Re: when people say "good drainage" what do they mean?
Whether your soil has good drainage or poor drainage is a statement of how fast surface water seeps away into the subsoil. A simple test to determine this is to dig a hole about a foot deep and about spade width. Fill this hole up to the rim with water and allow the water to drain out completely. Do this on a day when it's not rainy. Return the following day and fill it back up to the rim with water. With your watch or stop clock, observe the time it takes for all the water to disappear.
If the water is draining so fast that you can't even fill up the hole in the first place, then your soil is too well drained. Even if the water soaks in within the first few minutes, the subsoil drainage is still too fast. These types of soil usually has a high content of sand and grit. It will not be able to retain water or plant nutrients for healthy plant growth.
If the water takes more than one hour to disappear, then the drainage is poor. You will probably have noticed this already by the persistence of puddling after a shower. These soils are usually clay, which has very fine particles that adhere to each other extremely well and firmly, making the particles pack themselves tightly together. Not only is there poor drainage, but aeration is also very poor.

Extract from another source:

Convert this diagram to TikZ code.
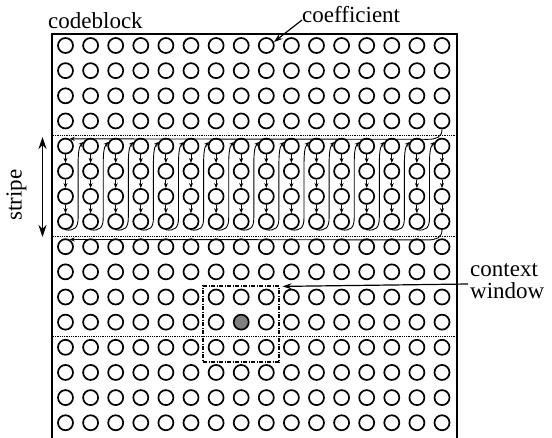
\documentclass[tikz,border=0pt]{standalone}
\usepackage{fontspec}
\setmainfont{Liberation Serif}
\usetikzlibrary{arrows.meta,calc}
\begin{document}
\begin{tikzpicture}[x=1pt,y=-1pt,
  cnode/.style={circle,draw,line width=1.7pt,minimum size=15pt,inner sep=0pt},
  scan/.style={line width=0.9pt,-{Stealth[length=5pt,width=4pt]}},
  callout/.style={line width=1.2pt,-{Stealth[length=9pt,width=6pt]}},
  txt/.style={font=\fontsize{23}{22}\selectfont,inner sep=0pt},
  sepline/.style={line width=0.8pt,densely dotted},
  winbox/.style={draw,line width=1.2pt,dash pattern=on 4pt off 1.5pt on 1pt off 1.5pt,minimum width=76pt,minimum height=76pt,inner sep=0pt}
]
\useasboundingbox (0,0) rectangle (552,437);
% codeblock frame
\draw[line width=1.8pt] (52,445) -- (52,34) -- (457,34) -- (457,445);
% stripe separators
\foreach \yy in {135.5,236,336.5} \draw[sepline] (53,\yy) -- (456,\yy);
% coefficients
\foreach \j in {0,...,15}{
  \foreach \i in {0,...,15}{
    \def\fc{none}\ifnum\j=7 \ifnum\i=11 \def\fc{gray}\fi\fi
    \node[cnode,fill=\fc] (c-\j-\i) at ({65.5+25.1*\j},{45.5+25.15*\i}) {};
  }
}
% scan inside the stripe
\foreach \j in {0,...,15}{
  \foreach \i/\k in {4/5,5/6,6/7} \draw[scan] (c-\j-\i) -- (c-\j-\k);
}
\foreach \j [evaluate=\j as \n using int(\j+1)] in {0,...,14}{
  \draw[scan] (c-\j-7.south) .. controls +(9,1) and +(0,10) .. ++(12.6,-12)
     -- ++(0,-52) .. controls +(0,-9) and +(-5,5) .. (c-\n-4.150);
}
\draw[scan] (c-15-3.south) .. controls +(0,8) and +(8,0) .. ++(-14,10) -- (c-0-4.60);
\draw[scan] (c-15-7.south) .. controls +(0,8) and +(8,0) .. ++(-14,10) -- (c-0-8.60);
% context window
\node[winbox] (win) at (241,324) {};
% labels
\node[txt,anchor=base west] (cb) at (48,28) {codeblock};
\node[txt,anchor=base west] (coef) at (302,22) {coefficient};
\draw[callout] ($(coef.base west)+(0,-2)$) -- (c-8-0.25);
\node[txt,anchor=west,align=left] (ctx) at (470,281) {context\\window};
\draw[callout] ($(ctx.west)+(-2,3)$) -- ($(win.north east)+(3,1)$);
\coordinate (st-top) at (42.5,137);
\coordinate (st-bot) at (42.5,237);
\draw[line width=1.6pt,{Stealth[length=12pt,width=8pt]}-{Stealth[length=12pt,width=8pt]}] (st-top) -- (st-bot);
\node[txt,rotate=90] (stripe) at (16.5,195) {stripe};
\end{tikzpicture}
\end{document}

Plants don't grow well in these conditions, unless bog or aquatic, because of the lack of oxygen supply to the roots - i.e., they drown. The soil, starved of oxygen, encourages the growth of anaerobic organisms, giving rise to the typical foul smell, and damaging plant roots by direct rotting, or effect of the usually acid pH or other chemical by products of anaerobic activities.
Whether your soil is too fast draining or poorly drained, the best fix is the same - add as much organic material as is necessary. Organic ammendments include backyard compost, composted manure, leaf mold, etc. I find peat moss not a good alternative, as the organic material in peat moss is short lived and in very clayey soil, the small organic particles mix with the clay to make what looks like the stuff you make hypertufa containers out of when dried! At the extremes of soil conditions, you may have to add a lot of organic material. If the soil is extremely clayey, you may need to add coarse sand or grit (not fine sand - because that's like making concrete) or treat the clay with gypsum.
Last edited by Weekend Gardener; February 5th, 2006 at 12:10 AM.